No losing Illinois gubernatorial nominee has come back to win the governor’s race in state history and only two have made it back onto the general election ballot

billbrady10.jpgPat Quinn may be the most vulnerable Democratic governor on the ballot in 2014, but, the way things look now, GOP candidate Bill Brady is facing long odds in securing a rematch against his 2010 opponent this November with his party’s primary less than a week away.

Brady narrowly lost to Quinn by just 0.9 points during the 2010 Republican wave – the third closest gubernatorial race in the nation that cycle.

That bid was Brady’s second run for governor in the Prairie State after placing a distant third in a five-candidate GOP field four years prior in a primary won by Judy Baar Topinka.

And now Brady is back for a third consecutive cycle and once again finds himself in difficult political terrain in the closing days of the primary campaign.

Brady and the rest of the GOP field have trailed businessman Bruce Rauner in every survey conducted over the last four months with Brady’s fellow Illinois State Senator Kirk Dillard also besting him in a recent Chicago Tribune / WGN survey.

Early frontrunner and Illinois Treasurer Dan Rutherford is also running for the Republican nomination.

Brady’s seeming inability to persuade his party to give him another shot at Quinn conforms with the state’s history of being quite stingy with second chances in gubernatorial races.

In fact, only two losing major party nominees have ever subsequently appeared on the general election ballot across the 50 gubernatorial elections since statehood – and neither were technically the same party’s nominee from cycle to cycle.

The first such case took place 180 years ago.

William Kinney first ran for governor of Illinois as a Jacksonian while serving as Lieutenant Governor in 1830.

Kinney lost that race to National Republican candidate John Reynolds by 17 points.

Four years later, Kinney placed a distant second in a general election field of four Democratic candidates – losing to U.S. Representative Joseph Duncan.

Kinney would remain the lone losing major party candidate to get a second chance at the governor’s office over the next 150+ years until Adlai Stevenson III in 1986.
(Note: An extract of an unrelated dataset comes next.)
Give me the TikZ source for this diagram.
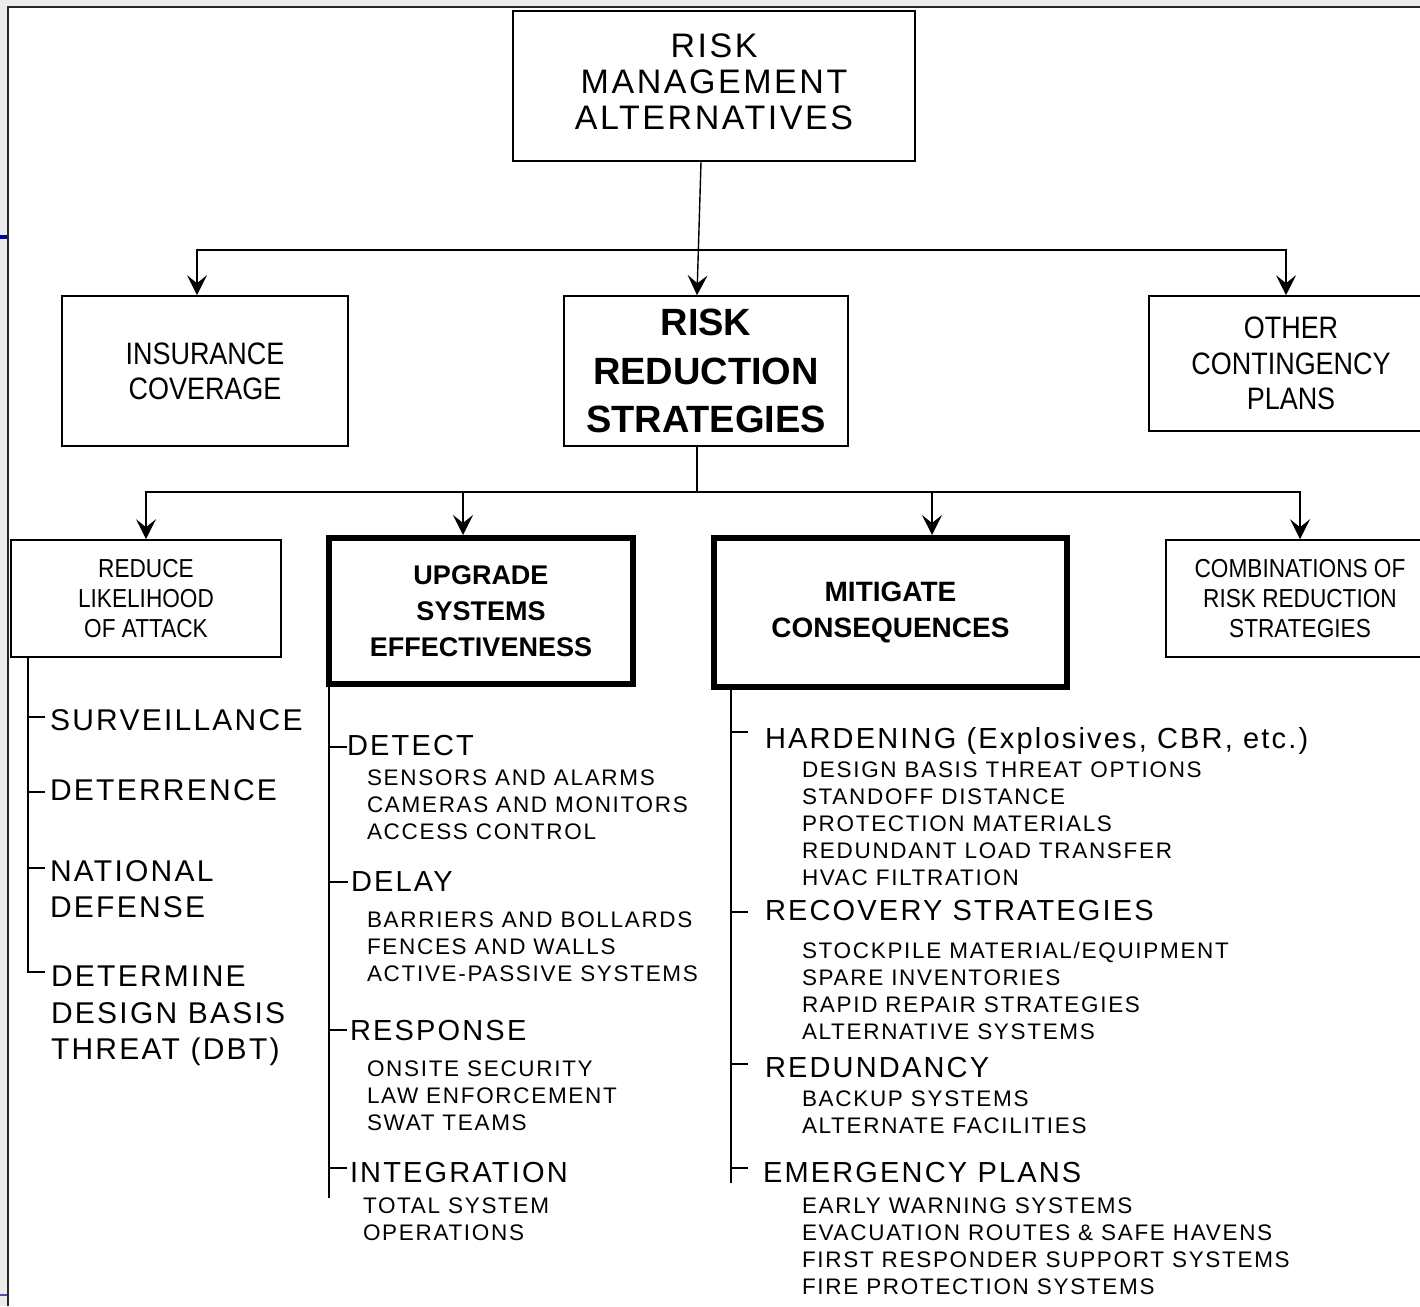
\documentclass[tikz,border=0pt]{standalone}
\usepackage{fontspec}
\setmainfont{Liberation Sans}
\newfontfamily\listfont[LetterSpace=7.5]{Liberation Sans}
\newfontfamily\narrowfont[FakeStretch=0.87]{Liberation Sans}
\usetikzlibrary{arrows.meta,calc}
\newcommand{\tick}[4]{\draw ($(#1 |- #2.north west)+(0,#3)$) -- ++(#4,0);}

\begin{document}
\begin{tikzpicture}[x=1pt,y=-1pt,line width=1.4pt,
  box/.style={draw,line width=1.6pt,align=center,inner sep=0pt},
  heavybox/.style={draw,line width=6pt,align=center,inner sep=0pt,font=\bfseries\fontsize{27}{36}\selectfont},
  arr/.style={-{Stealth[length=20pt,width=20pt,inset=8pt]}},
  listitem/.style={anchor=north west,inner sep=0pt,outer sep=0pt,align=left},
  headitem/.style={listitem,font=\listfont\fontsize{29}{36}\selectfont},
  subitem/.style={listitem,font=\listfont\fontsize{22.5}{27}\selectfont}]
  \useasboundingbox (0,0) rectangle (1420,1306);
  \fill[gray!15] (0,0) rectangle (1420,1306);
  \fill[white] (8,7) rectangle (1420,1306);
  \draw[line width=2pt,black!85] (8,1306) -- (8,7) -- (1420,7);
  \draw[line width=4pt,blue!70!black] (0,237) -- (7,237);
  \draw[line width=2.5pt,blue!40!gray] (0,1295) -- (7,1295);

  % boxes
  \node[box,minimum width=402,minimum height=150,font=\listfont\fontsize{34}{36}\selectfont] (top) at (714,86) {RISK\\MANAGEMENT\\ALTERNATIVES\rule[-8pt]{0pt}{8pt}};
  \node[box,minimum width=286,minimum height=150,font=\narrowfont\fontsize{31}{35}\selectfont] (ins) at (205,371) {INSURANCE\\COVERAGE};
  \node[box,minimum width=284,minimum height=150,font=\bfseries\fontsize{38}{48.5}\selectfont] (rrs) at (706,371) {RISK\\REDUCTION\\STRATEGIES};
  \node[box,minimum width=284,minimum height=135,font=\narrowfont\fontsize{31}{35.5}\selectfont] (other) at (1291,363.5) {OTHER\\CONTINGENCY\\PLANS};
  \node[box,minimum width=270,minimum height=117,font=\narrowfont\fontsize{26}{30}\selectfont] (reduce) at (146,598.5) {REDUCE\\LIKELIHOOD\\OF ATTACK};
  \node[heavybox,minimum width=304,minimum height=146] (upgrade) at (481,611) {UPGRADE\\SYSTEMS\\EFFECTIVENESS};
  \node[heavybox,minimum width=353,minimum height=149,font=\bfseries\fontsize{28}{36}\selectfont] (mitig) at (890.5,612.5) {MITIGATE\\CONSEQUENCES};
  \node[box,minimum width=268,minimum height=117,font=\narrowfont\fontsize{26}{30}\selectfont] (combo) at (1300,598.5) {COMBINATIONS OF\\RISK REDUCTION\\STRATEGIES};

  % tree connectors
  \coordinate (busA) at (698,250);
  \coordinate (busB) at (697,492);
  \draw[arr] ([xshift=-13pt]top.south) -- ([xshift=-9pt]rrs.north);
  \draw[arr] (busA) -| ([xshift=-8pt]ins.north);
  \draw[arr] (busA) -| ([xshift=-5pt]other.north);
  \draw ([xshift=-9pt]rrs.south) -- (busB);
  \draw[arr] (busB) -| (reduce.north);
  \draw[arr] (busB) -| ([xshift=-18pt]upgrade.north);
  \draw[arr] (busB) -| ([xshift=41.5pt]mitig.north);
  \draw[arr] (busB) -| (combo.north);

  % reduce likelihood list
  \node[listitem,font=\listfont\fontsize{30}{36}\selectfont] (surv) at (50,710) {SURVEILLANCE};
  \node[listitem,font=\listfont\fontsize{30}{36}\selectfont] (deter) at (50,780) {DETERRENCE};
  \node[listitem,font=\listfont\fontsize{30}{36}\selectfont] (natl) at (50,861) {NATIONAL\\DEFENSE};
  \node[listitem,font=\listfont\fontsize{30}{36.5}\selectfont] (detm) at (51,966) {DETERMINE\\DESIGN BASIS\\THREAT (DBT)};
  \coordinate (spL) at ([xshift=-118pt]reduce.south);
  \draw (spL) |- ($(detm.north west)+(-6,6)$);
  \tick{spL}{surv}{7}{17}
  \tick{spL}{deter}{12}{17}
  \tick{spL}{natl}{7}{17}

  % upgrade list
  \node[headitem] (detect) at (347,735) {DETECT};
  \node[subitem] (detectsub) at (367,770) {SENSORS AND ALARMS\\CAMERAS AND MONITORS\\ACCESS CONTROL};
  \node[headitem] (delay) at (351,872) {DELAY};
  \node[subitem] (delaysub) at (367,912) {BARRIERS AND BOLLARDS\\FENCES AND WALLS\\ACTIVE-PASSIVE SYSTEMS};
  \node[headitem] (resp) at (350,1020) {RESPONSE};
  \node[subitem] (respsub) at (367,1061) {ONSITE SECURITY\\LAW ENFORCEMENT\\SWAT TEAMS};
  \node[headitem] (integ) at (350,1162) {INTEGRATION};
  \node[subitem] (integsub) at (363,1198) {TOTAL SYSTEM\\OPERATIONS};
  \coordinate (spM) at ([xshift=-152pt]upgrade.south);
  \draw (spM) -- ($(spM |- integ.north west)+(0,36)$);
  \tick{spM}{detect}{12}{18}
  \tick{spM}{delay}{10}{19}
  \tick{spM}{resp}{10}{18}
  \tick{spM}{integ}{6}{18}

  % mitigate list
  \node[headitem] (hard) at (765,727) {HARDENING (Explosives, CBR, etc.)};
  \node[subitem] (hardsub) at (802,762) {DESIGN BASIS THREAT OPTIONS\\STANDOFF DISTANCE\\PROTECTION MATERIALS\\REDUNDANT LOAD TRANSFER\\HVAC FILTRATION};
  \node[headitem] (recov) at (765,900) {RECOVERY STRATEGIES};
  \node[subitem] (recovsub) at (802,942) {STOCKPILE MATERIAL/EQUIPMENT\\SPARE INVENTORIES\\RAPID REPAIR STRATEGIES\\ALTERNATIVE SYSTEMS};
  \node[headitem] (redun) at (765,1057) {REDUNDANCY};
  \node[subitem] (redunsub) at (802,1091) {BACKUP SYSTEMS\\ALTERNATE FACILITIES};
  \node[headitem] (emerg) at (763,1162) {EMERGENCY PLANS};
  \node[subitem] (emergsub) at (802,1198) {EARLY WARNING SYSTEMS\\EVACUATION ROUTES \& SAFE HAVENS\\FIRST RESPONDER SUPPORT SYSTEMS\\FIRE PROTECTION SYSTEMS};
  \coordinate (spR) at ([xshift=-159.5pt]mitig.south);
  \draw (spR) -- ($(spR |- emerg.north west)+(0,21)$);
  \tick{spR}{hard}{5}{17}
  \tick{spR}{recov}{12}{17}
  \tick{spR}{redun}{7}{17}
  \tick{spR}{emerg}{6}{17}
\end{tikzpicture}
\end{document}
Stevenson narrowly lost to two-term Republican incumbent Jim Thompson in 1982 – falling short by less than 5,100 votes that cycle, or 0.1 percent.

Stevenson easily won the Democratic nomination four years later with over 90 percent of the vote.

However, because a Lyndon LaRouche-backed candidate (Mark Fairchild) won the primary for lieutenant governor to become his running mate, Stevenson opted to decline the Democratic nomination to pick his own running mate instead (failed 1976 nominee Michael Howlett) while running under the “Illinois Solidarity” banner.

The political mess helped Thompson cruise to a fourth term with a 12-point win over Stevenson who remains the only major party candidate to receive a rematch against a sitting Illinois governor.

With neither Kinney nor Stevenson technically accepting the same party’s nomination for governor for each of their respective campaigns, no major party in Illinois history has placed a failed gubernatorial candidate on the ballot under its banner more than once.

Sitting governors have appeared on the general election ballot 22 times: in 1848, 1880, 1892, 1896, 1908, 1912, 1916, 1924, 1936, 1944, 1948, 1956, 1960, 1964, 1968, 1972, 1978, 1982, 1986, 1994, 2006, and 2010.

Overall, sitting governors have run for reelection 26 times, winning 14 of these contests, or just 53.8 percent of the time:

Eight sitting governors were defeated in the general election:

· 1892: Republican Joseph Fifer (to John Altgeld)
· 1896: Democrat John Altgeld (to John Tanner)
· 1912: Two-term Republican Charles Deneen (to Edward Dunne)
· 1916: Democrat Edward Dunne (to Frank Lowden)
· 1948: Republican Dwight Green (to Adlai Stevenson II)
· 1960: Two-term Republican William Stratton (to Otto Kerner)
· 1968: Democrat Samuel Shapiro (to Richard Ogilvie)
· 1972: Republican Richard Ogilvie (to Dan Walker)

While another four lost their renomination bids:

· 1904: Republican Richard Yates, Jr. (to Charles Deneen)
· 1928: Two-term Republican Len Small (to Louis Emmerson)
· 1940: Democrat John Stelle (to Harry Hershey)
· 1976: Democrat Dan Walker (to Michael Howlett)

Note: Several ex-governors later ran for governor down the road, but none lost a general election race in the interim:

· Ex-Democratic Governor Joseph Duncan (elected 1834) lost as the Whig nominee in 1842.
· Republican Richard Oglesby won three non-consecutive terms over a 20-year period (1864, 1872, 1884).
· Ex-Republican Governor John Palmer (elected 1868) lost as the Democratic nominee in 1888.
· Republican Richard Yates, Jr. (elected 1900) lost his party’s 1908 and 1912 primaries.
· Republican Len Small (elected 1920, 1924) lost the general election of 1932 and his party’s nomination four years later.
· Republican William Stratton (elected 1952, 1956) lost his party’s primary in 1968.